Every power-up, hold, battery charge, chilldown, and fueling milestone contributes to proving that the system can support humans safely beyond low Earth orbit. NASA’s publication does not dwell on that rhetoric, but the implication is unavoidable. A mission of this scale depends on disciplined execution long before ascent.
The inclusion of planned holds is especially revealing. Rather than presenting precision as a matter of speed, NASA presents it as a matter of control. The countdown is built to create flexibility where it is needed and certainty where it is possible. That philosophy is common to launch operations, but on a flagship crewed mission it becomes even more important.
The countdown is a milestone in its own right
Space missions often generate attention through images, hardware rollouts, and launch dates. But the publication of a detailed countdown is its own signal of maturity. It means the program is now communicating not only what Artemis II is supposed to achieve, but how the final hours before launch are expected to unfold.

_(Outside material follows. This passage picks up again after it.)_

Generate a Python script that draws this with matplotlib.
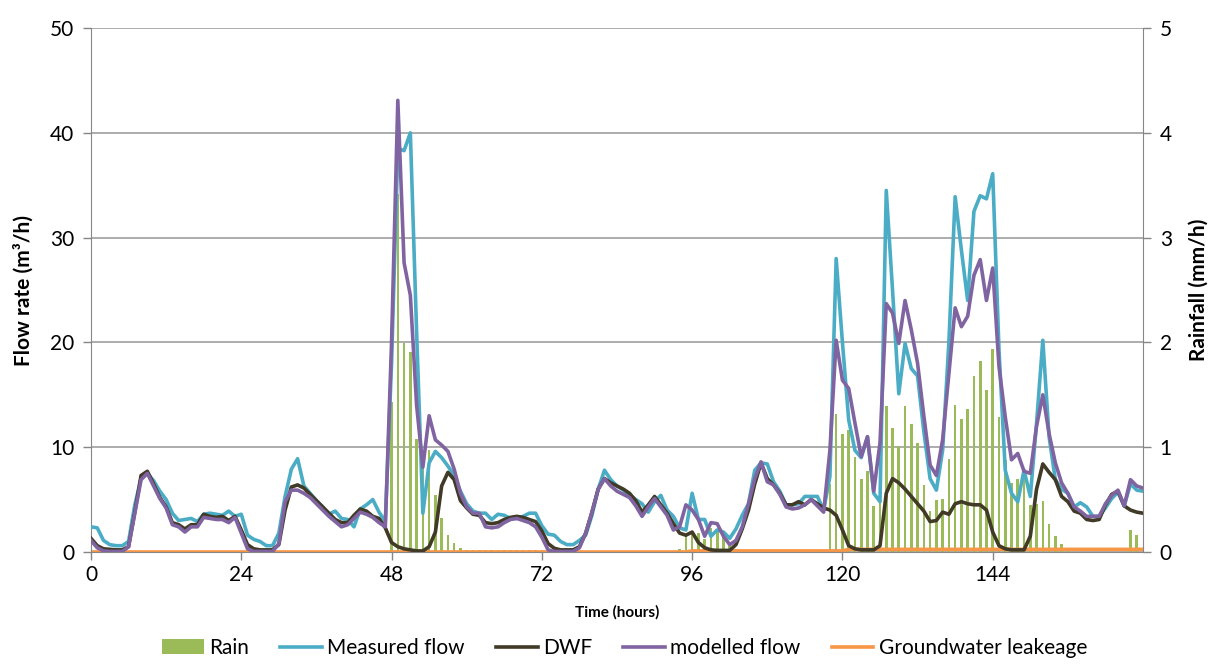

For the public, the release offers a clearer way to follow the mission. For industry and spaceflight observers, it provides another sign that Artemis II is advancing through the demanding operational steps required for a crewed Moon mission. And for NASA, it marks the point where long-range exploration goals must resolve into tightly managed execution.
When Artemis II finally lifts off, the launch will appear sudden. The countdown NASA has published is a reminder that nothing about it is sudden at all.